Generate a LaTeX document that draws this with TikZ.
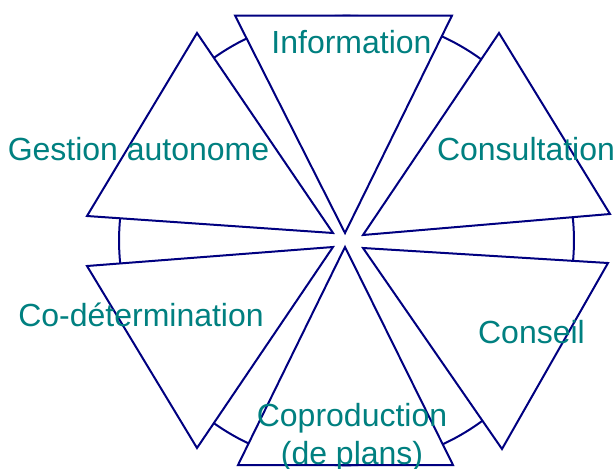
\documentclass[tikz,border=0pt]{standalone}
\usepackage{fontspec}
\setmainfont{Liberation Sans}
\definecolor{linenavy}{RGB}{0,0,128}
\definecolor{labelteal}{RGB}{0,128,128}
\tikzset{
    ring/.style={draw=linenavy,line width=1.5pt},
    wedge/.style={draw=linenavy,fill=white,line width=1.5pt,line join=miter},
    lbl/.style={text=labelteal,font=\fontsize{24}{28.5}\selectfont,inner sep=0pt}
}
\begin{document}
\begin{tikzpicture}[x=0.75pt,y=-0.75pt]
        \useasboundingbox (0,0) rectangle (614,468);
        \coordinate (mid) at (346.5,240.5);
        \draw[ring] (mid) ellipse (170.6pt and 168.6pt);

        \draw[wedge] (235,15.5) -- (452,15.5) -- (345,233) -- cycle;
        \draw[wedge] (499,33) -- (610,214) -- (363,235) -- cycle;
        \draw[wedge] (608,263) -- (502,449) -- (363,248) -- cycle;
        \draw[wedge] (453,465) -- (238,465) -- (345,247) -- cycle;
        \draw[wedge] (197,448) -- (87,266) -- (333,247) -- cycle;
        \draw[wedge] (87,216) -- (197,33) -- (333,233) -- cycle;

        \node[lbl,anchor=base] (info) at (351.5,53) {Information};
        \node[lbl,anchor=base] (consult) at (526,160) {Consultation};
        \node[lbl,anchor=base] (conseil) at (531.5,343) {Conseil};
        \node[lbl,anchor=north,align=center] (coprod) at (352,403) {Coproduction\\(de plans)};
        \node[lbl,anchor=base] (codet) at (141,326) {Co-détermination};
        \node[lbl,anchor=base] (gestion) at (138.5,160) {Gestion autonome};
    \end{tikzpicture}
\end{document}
════
= WORK INSTRUCTIONS =
Omit the pictures, then output the rest of the listing exactly.

= THE SOLUTION =
Generate a LaTeX document that draws this with TikZ.
\documentclass[tikz,border=0pt]{standalone}
\usepackage{fontspec}
\setmainfont{Liberation Sans}
\definecolor{linenavy}{RGB}{0,0,128}
\definecolor{labelteal}{RGB}{0,128,128}
\tikzset{
    ring/.style={draw=linenavy,line width=1.5pt},
    wedge/.style={draw=linenavy,fill=white,line width=1.5pt,line join=miter},
    lbl/.style={text=labelteal,font=\fontsize{24}{28.5}\selectfont,inner sep=0pt}
}
\begin{document}
\begin{tikzpicture}[x=0.75pt,y=-0.75pt]
        \useasboundingbox (0,0) rectangle (614,468);
        \coordinate (mid) at (346.5,240.5);
        \draw[ring] (mid) ellipse (170.6pt and 168.6pt);

        \draw[wedge] (235,15.5) -- (452,15.5) -- (345,233) -- cycle;
        \draw[wedge] (499,33) -- (610,214) -- (363,235) -- cycle;
        \draw[wedge] (608,263) -- (502,449) -- (363,248) -- cycle;
        \draw[wedge] (453,465) -- (238,465) -- (345,247) -- cycle;
        \draw[wedge] (197,448) -- (87,266) -- (333,247) -- cycle;
        \draw[wedge] (87,216) -- (197,33) -- (333,233) -- cycle;

        \node[lbl,anchor=base] (info) at (351.5,53) {Information};
        \node[lbl,anchor=base] (consult) at (526,160) {Consultation};
        \node[lbl,anchor=base] (conseil) at (531.5,343) {Conseil};
        \node[lbl,anchor=north,align=center] (coprod) at (352,403) {Coproduction\\(de plans)};
        \node[lbl,anchor=base] (codet) at (141,326) {Co-détermination};
        \node[lbl,anchor=base] (gestion) at (138.5,160) {Gestion autonome};
    \end{tikzpicture}
\end{document}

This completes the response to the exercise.